▶ _What the exercise asks_: Pictures stay out. Extract the lines below from the first one through the line with "const LINE_BLUE = '#4f81bd';", both included.

▶ _Stored data_:
Begin

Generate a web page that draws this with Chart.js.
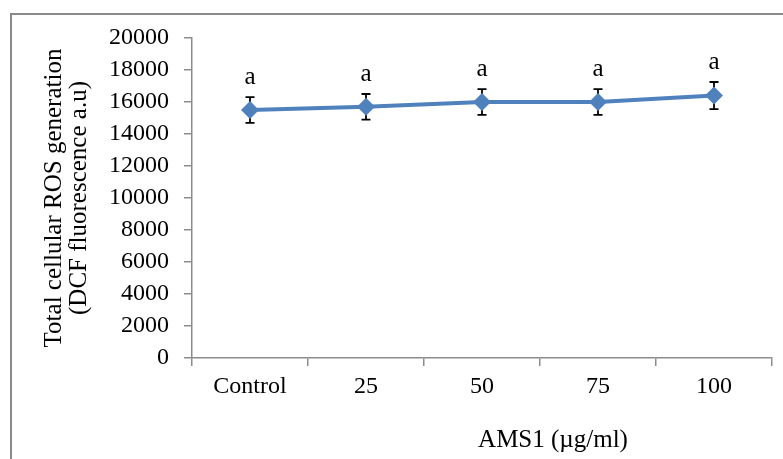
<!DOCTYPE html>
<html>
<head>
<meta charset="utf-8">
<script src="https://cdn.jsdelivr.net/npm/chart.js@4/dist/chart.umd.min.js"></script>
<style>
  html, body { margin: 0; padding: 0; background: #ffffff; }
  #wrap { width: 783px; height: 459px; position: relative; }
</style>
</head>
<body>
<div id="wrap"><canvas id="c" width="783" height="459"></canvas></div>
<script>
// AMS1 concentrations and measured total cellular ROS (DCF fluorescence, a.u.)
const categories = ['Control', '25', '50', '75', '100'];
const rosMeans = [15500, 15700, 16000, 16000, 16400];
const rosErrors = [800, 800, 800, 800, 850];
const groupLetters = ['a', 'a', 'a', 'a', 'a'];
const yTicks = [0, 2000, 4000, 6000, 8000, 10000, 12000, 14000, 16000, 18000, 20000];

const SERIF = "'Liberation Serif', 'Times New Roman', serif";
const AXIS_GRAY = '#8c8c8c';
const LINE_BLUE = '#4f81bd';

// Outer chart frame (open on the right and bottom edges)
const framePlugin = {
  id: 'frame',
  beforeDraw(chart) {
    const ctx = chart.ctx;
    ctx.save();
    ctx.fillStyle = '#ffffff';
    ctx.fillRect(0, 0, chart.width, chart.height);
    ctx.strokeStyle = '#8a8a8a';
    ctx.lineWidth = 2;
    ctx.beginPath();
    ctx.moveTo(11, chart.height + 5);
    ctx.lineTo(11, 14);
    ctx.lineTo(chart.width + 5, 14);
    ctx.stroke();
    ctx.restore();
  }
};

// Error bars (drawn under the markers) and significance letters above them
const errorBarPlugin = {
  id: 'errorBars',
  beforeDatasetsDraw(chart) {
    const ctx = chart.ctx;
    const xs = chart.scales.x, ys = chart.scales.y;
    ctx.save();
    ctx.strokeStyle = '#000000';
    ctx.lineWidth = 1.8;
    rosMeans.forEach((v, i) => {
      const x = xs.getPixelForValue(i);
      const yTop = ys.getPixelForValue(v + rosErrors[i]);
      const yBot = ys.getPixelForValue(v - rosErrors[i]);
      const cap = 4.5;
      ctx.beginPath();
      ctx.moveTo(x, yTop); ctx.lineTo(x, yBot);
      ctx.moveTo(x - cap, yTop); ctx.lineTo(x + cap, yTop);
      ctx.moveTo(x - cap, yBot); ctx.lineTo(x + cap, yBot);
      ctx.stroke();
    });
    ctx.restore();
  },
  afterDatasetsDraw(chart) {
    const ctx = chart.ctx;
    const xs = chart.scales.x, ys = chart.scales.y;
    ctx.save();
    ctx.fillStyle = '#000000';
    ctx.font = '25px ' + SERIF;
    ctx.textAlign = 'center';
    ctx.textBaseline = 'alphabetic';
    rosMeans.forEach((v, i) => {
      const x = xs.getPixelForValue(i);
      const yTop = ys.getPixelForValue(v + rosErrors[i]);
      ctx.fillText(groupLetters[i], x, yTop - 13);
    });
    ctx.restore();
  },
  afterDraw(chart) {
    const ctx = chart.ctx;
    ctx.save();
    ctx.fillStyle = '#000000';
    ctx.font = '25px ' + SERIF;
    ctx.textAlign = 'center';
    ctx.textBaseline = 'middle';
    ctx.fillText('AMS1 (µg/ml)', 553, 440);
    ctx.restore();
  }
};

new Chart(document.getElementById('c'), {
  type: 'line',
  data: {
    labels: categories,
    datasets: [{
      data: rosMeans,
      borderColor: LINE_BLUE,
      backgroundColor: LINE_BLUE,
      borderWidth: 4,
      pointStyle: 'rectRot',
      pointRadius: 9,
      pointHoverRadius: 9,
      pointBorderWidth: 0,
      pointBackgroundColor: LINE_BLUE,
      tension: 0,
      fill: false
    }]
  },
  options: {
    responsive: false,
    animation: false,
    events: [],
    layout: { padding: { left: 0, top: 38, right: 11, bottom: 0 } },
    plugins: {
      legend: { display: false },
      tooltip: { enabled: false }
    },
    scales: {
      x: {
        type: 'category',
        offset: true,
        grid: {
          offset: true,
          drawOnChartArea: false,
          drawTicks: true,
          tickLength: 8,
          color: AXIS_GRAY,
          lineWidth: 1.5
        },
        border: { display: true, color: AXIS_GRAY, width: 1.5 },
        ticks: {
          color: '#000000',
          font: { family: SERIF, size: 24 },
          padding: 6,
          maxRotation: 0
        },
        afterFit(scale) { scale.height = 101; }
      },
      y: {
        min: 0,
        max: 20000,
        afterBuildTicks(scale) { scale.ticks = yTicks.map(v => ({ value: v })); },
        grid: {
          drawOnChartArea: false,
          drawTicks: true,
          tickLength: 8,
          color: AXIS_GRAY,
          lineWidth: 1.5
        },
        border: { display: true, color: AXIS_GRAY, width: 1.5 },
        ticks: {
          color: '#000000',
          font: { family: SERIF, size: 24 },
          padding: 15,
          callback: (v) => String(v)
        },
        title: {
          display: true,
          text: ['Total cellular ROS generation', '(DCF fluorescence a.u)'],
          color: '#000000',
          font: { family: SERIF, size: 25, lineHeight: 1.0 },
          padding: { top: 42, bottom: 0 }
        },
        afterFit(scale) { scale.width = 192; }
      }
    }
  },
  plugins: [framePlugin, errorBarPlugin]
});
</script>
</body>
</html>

End

▶ _Task answer_:
Generate a web page that draws this with Chart.js.
<!DOCTYPE html>
<html>
<head>
<meta charset="utf-8">
<script src="https://cdn.jsdelivr.net/npm/chart.js@4/dist/chart.umd.min.js"></script>
<style>
  html, body { margin: 0; padding: 0; background: #ffffff; }
  #wrap { width: 783px; height: 459px; position: relative; }
</style>
</head>
<body>
<div id="wrap"><canvas id="c" width="783" height="459"></canvas></div>
<script>
// AMS1 concentrations and measured total cellular ROS (DCF fluorescence, a.u.)
const categories = ['Control', '25', '50', '75', '100'];
const rosMeans = [15500, 15700, 16000, 16000, 16400];
const rosErrors = [800, 800, 800, 800, 850];
const groupLetters = ['a', 'a', 'a', 'a', 'a'];
const yTicks = [0, 2000, 4000, 6000, 8000, 10000, 12000, 14000, 16000, 18000, 20000];

const SERIF = "'Liberation Serif', 'Times New Roman', serif";
const AXIS_GRAY = '#8c8c8c';
const LINE_BLUE = '#4f81bd';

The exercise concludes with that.